Christopher Taylor on his way to winning the 400m at the IAAF World Youth Championships, Cali 2015 (Getty Images) © Copyright
Preview Tampere, Finland

Preview: men’s 400m – IAAF World U20 Championships Tampere 2018

For a nation accustomed to dominating the sprints over the past decade, a tally of four medals from the IAAF World Championships in London caused some recrimination and soul searching in the Jamaican ranks last summer. 

But it would not be an exaggeration to describe 18-year-old Christopher Taylor as a superstar in the making. Taylor has been on the radar for a few seasons – and expectations have been high in Jamaica – and he has been breaking records across the board this season. The championship record of 44.66 isn’t too far away either.

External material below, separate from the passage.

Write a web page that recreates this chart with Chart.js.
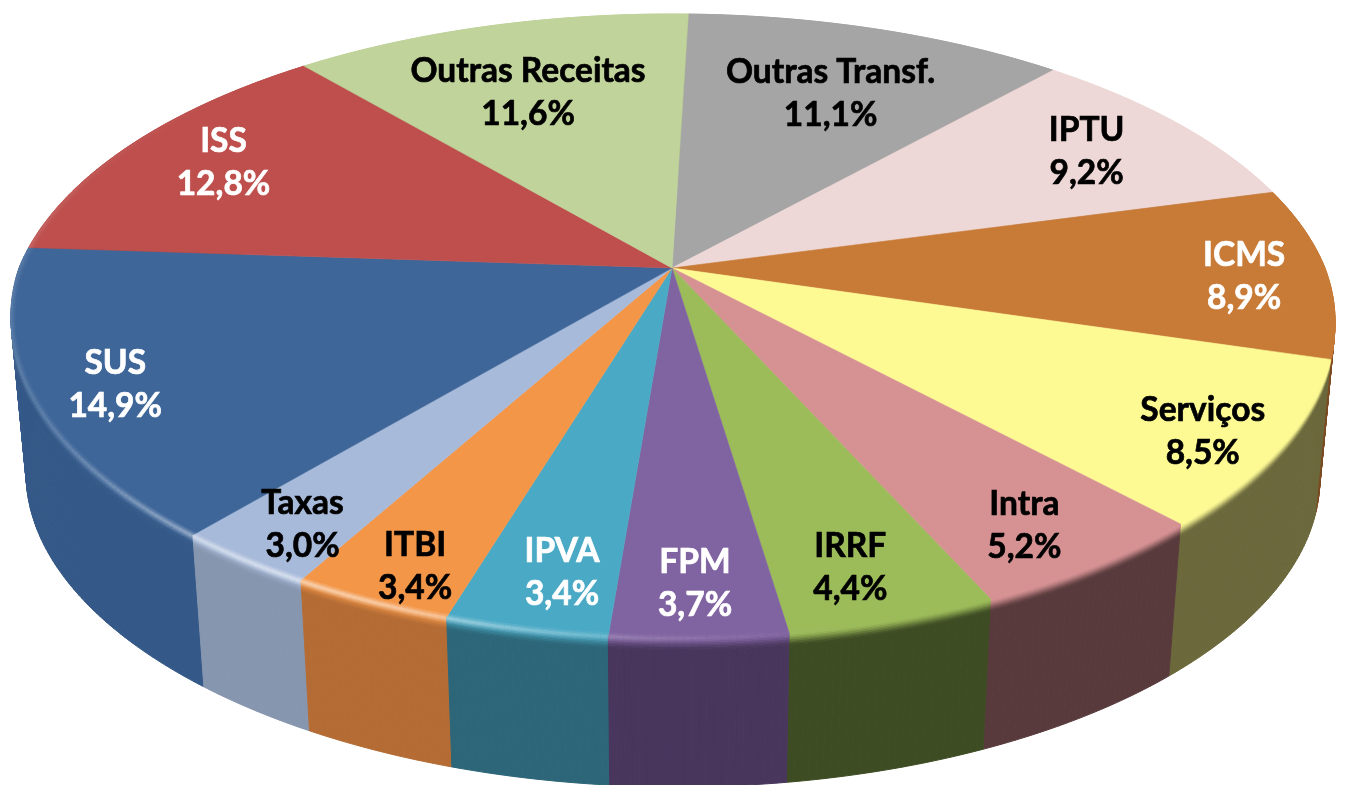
<!DOCTYPE html>
<html lang="pt">
<head>
  <meta charset="UTF-8">
  <title>Receitas</title>
  <script src="https://cdn.jsdelivr.net/npm/chart.js"></script>
  <style>
    body { margin: 0; background: #fff; }
    #pie { display: block; filter: blur(0.4px); }
  </style>
</head>
<body>
  <canvas id="pie" width="1346" height="785"></canvas>

  <script>
    const categories = ['Outras Transf.', 'IPTU', 'ICMS', 'Serviços', 'Intra', 'IRRF', 'FPM', 'IPVA', 'ITBI', 'Taxas', 'SUS', 'ISS', 'Outras Receitas'];
    const shares = [11.1, 9.2, 8.9, 8.5, 5.2, 4.4, 3.7, 3.4, 3.4, 3.0, 14.9, 12.8, 11.6];
    const topColors = ['#A5A5A5', '#EED8D7', '#C87A37', '#FDFA94', '#D69193', '#9CBB59', '#8063A1', '#4AA9C5', '#F39648', '#A7BADA', '#3E6699', '#BE4F4D', '#C0D39A'];
    const sideColors = ['#6E6E6E', '#8F8080', '#7C4A20', '#6B683C', '#583A3C', '#3E4C23', '#48365C', '#2C6678', '#B46C34', '#8796AF', '#345887', '#7A3230', '#7C8863'];
    const labelColors = ['#000', '#000', '#fff', '#000', '#000', '#000', '#fff', '#fff', '#000', '#000', '#fff', '#fff', '#000'];
    // how far out along the slice each label sits (1 = rim), then a small hand nudge in px
    const labelRadius = [0.70, 0.80, 0.87, 0.88, 0.87, 0.86, 0.87, 0.86, 0.90, 0.88, 0.875, 0.82, 0.69];
    const labelShiftX = [8, 3, 3, 0, -7, -7, 0, 12, 9, 0, -1, -2, -12];
    const labelShiftY = [0, 1, 5, 10, 5, 6, 3, 3, 5, 6, 7, -1, -1];

    // camera for the tilted disc
    const view = { x: 672, y: 268, a: 653, b: 301, k: 0.185, kNear: 0.165, shear: 6, depth: 158, shrink: 0.977 };

    // disc radius + library angle -> screen, t = 0 top face, t = 1 bottom face
    function project(r, angle, t) {
      const u = r * Math.cos(angle);
      const v = -r * Math.sin(angle);
      const d = 1 + view.k * v;
      const dx = 1 + (v < 0 ? view.kNear : view.k) * v;
      const s = 1 - (1 - view.shrink) * t;
      const lean = v < 0 ? -view.shear * v : 0;
      return {
        x: view.x + s * (view.a * u / dx + lean),
        y: view.y + view.depth * t - s * view.b * v / d
      };
    }

    function hexToRgb(hex) {
      return [1, 3, 5].map(function(i) { return parseInt(hex.substr(i, 2), 16); });
    }

    function mix(c1, c2, f) {
      const a = hexToRgb(c1);
      const b = hexToRgb(c2);
      return 'rgb(' + a.map(function(v, i) { return Math.round(v + (b[i] - v) * f); }).join(',') + ')';
    }

    function anglesOf(arc) {
      const list = [];
      const steps = Math.max(2, Math.ceil((arc.endAngle - arc.startAngle) / 0.01));
      for (let i = 0; i <= steps; i++) {
        list.push(arc.startAngle + (arc.endAngle - arc.startAngle) * i / steps);
      }
      return list;
    }

    // one quad per step, a single polygon folds over itself at the left and right edges
    function wallBand(ctx, arc, t1, t2, color) {
      const angles = anglesOf(arc);
      ctx.fillStyle = color;
      ctx.strokeStyle = color;
      ctx.lineWidth = 1;
      ctx.beginPath();
      for (let n = 0; n < angles.length - 1; n++) {
        const p1 = project(1, angles[n], t1);
        const p2 = project(1, angles[n + 1], t1);
        const p3 = project(1, angles[n + 1], t2);
        const p4 = project(1, angles[n], t2);
        ctx.moveTo(p1.x, p1.y);
        ctx.lineTo(p2.x, p2.y);
        ctx.lineTo(p3.x, p3.y);
        ctx.lineTo(p4.x, p4.y);
        ctx.closePath();
        ctx.fill();
        ctx.stroke();
        ctx.beginPath();
      }
    }

    function topFace(ctx, arc, color) {
      const c = project(0, 0, 0);
      ctx.beginPath();
      ctx.moveTo(c.x, c.y);
      anglesOf(arc).forEach(function(a) {
        const p = project(1, a, 0);
        ctx.lineTo(p.x, p.y);
      });
      ctx.closePath();
      ctx.fillStyle = color;
      ctx.strokeStyle = color;
      ctx.lineWidth = 0.6;
      ctx.fill();
      ctx.stroke();
    }

    // light catching the bevel, strongest at the lower left
    function glowAt(angle) {
      const deg = (angle * 180 / Math.PI + 90 + 360) % 360;
      return 0.85 * Math.exp(-Math.pow((deg - 208) / 22, 2)) + 0.22 * Math.exp(-Math.pow((deg - 258) / 34, 2));
    }

    const pie3d = {
      id: 'pie3d',
      beforeDatasetsDraw(chart) {
        const ctx = chart.ctx;
        const arcs = chart.getDatasetMeta(0).data;
        const order = arcs.map(function(arc, i) { return i; }).sort(function(a, b) {
          const ma = (arcs[a].startAngle + arcs[a].endAngle) / 2;
          const mb = (arcs[b].startAngle + arcs[b].endAngle) / 2;
          return Math.sin(ma) - Math.sin(mb);
        });

        ctx.save();
        order.forEach(function(i) {
          const arc = arcs[i];
          const bevel = 0.085;
          const bands = 8;
          wallBand(ctx, arc, bevel, 1, sideColors[i]);
          for (let b = bands - 1; b >= 0; b--) {
            const f = (b + 0.5) / bands;
            const eased = f * f * (3 - 2 * f);
            wallBand(ctx, arc, bevel * b / bands, bevel * (b + 1) / bands, mix(topColors[i], sideColors[i], eased));
          }
        });
        arcs.forEach(function(arc, i) { topFace(ctx, arc, topColors[i]); });

        // rim highlight, soft edge from wide pale strokes under a narrow one
        ctx.lineCap = 'butt';
        [[9, 0.16], [6, 0.2], [3, 0.3]].forEach(function(stroke) {
          arcs.forEach(function(arc) {
            const angles = anglesOf(arc);
            for (let n = 0; n < angles.length - 1; n++) {
              const g = glowAt(angles[n]);
              if (g < 0.02) continue;
              const p1 = project(1, angles[n], 0.008);
              const p2 = project(1, angles[n + 1], 0.008);
              ctx.beginPath();
              ctx.moveTo(p1.x, p1.y);
              ctx.lineTo(p2.x, p2.y);
              ctx.strokeStyle = 'rgba(255,255,255,' + (g * stroke[1]).toFixed(3) + ')';
              ctx.lineWidth = stroke[0];
              ctx.stroke();
            }
          });
        });
        ctx.restore();
        return false;
      },
      // afterDatasetsDraw is skipped once beforeDatasetsDraw cancels, so labels go here
      afterDraw(chart) {
        const ctx = chart.ctx;
        ctx.save();
        ctx.font = 'bold 33.5px Lato, "Open Sans", sans-serif';
        ctx.textAlign = 'center';
        ctx.textBaseline = 'middle';
        ctx.lineWidth = 0.7;
        chart.getDatasetMeta(0).data.forEach(function(arc, i) {
          const p = project(labelRadius[i], (arc.startAngle + arc.endAngle) / 2, 0);
          const x = p.x + labelShiftX[i];
          const y = p.y + labelShiftY[i];
          const pct = shares[i].toFixed(1).replace('.', ',') + '%';
          ctx.fillStyle = labelColors[i];
          ctx.strokeStyle = labelColors[i];
          ctx.fillText(categories[i], x, y - 21);
          ctx.strokeText(categories[i], x, y - 21);
          ctx.fillText(pct, x, y + 22);
          ctx.strokeText(pct, x, y + 22);
        });
        ctx.restore();
      }
    };

    new Chart(document.getElementById('pie'), {
      type: 'pie',
      data: {
        labels: categories,
        datasets: [{ data: shares, backgroundColor: topColors, borderWidth: 0 }]
      },
      options: {
        responsive: false,
        animation: false,
        rotation: 1.7,
        plugins: { legend: { display: false }, tooltip: { enabled: false } }
      },
      plugins: [pie3d]
    });
  </script>
</body>
</html>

Taylor’s progression hasn’t followed a linear pattern but he broke his three-year-old 400m PB of 45.27 with 44.88 to win the senior title at the Jamaican Championships, taking the national U20 record with it. He also equalled Yohan Blake’s national U20 100m record of 10.11 in his final race before travelling out to Tampere.

While Usain Bolt’s national U20 200m record of 19.93 is almost certainly safe, Taylor also leads the world U20 lists with 20.35. The Calabar High School student upset a field including LaShawn Merritt and Anaso Jobodwana over the same distance to win at the Kingston Invitational. 

A Jamaican one-two is by no means out of the question with Jamaican athletes filling four of the top five places on the world U20 lists. Nigeria’s Emmanuel Bamidele is third with 45.28 but he isn’t competing in Tampere.

The US challenge is led by national U20 champion Howard Fields – also known as Trey – who ran a 45.50 PB to win the title from Umajesty Williams’ 45.96.

Other medal contenders include Asian U20 champion Aruna Dharshana from Sri Lanka, Japan’s Yoshinobu Imoto and Jonathan Sacoor, who was part of Belgium’s bronze medal-winning team at the IAAF World Indoor Championships in Birmingham.

In total, 12 athletes on the entry list have season’s bests of 46 seconds and faster.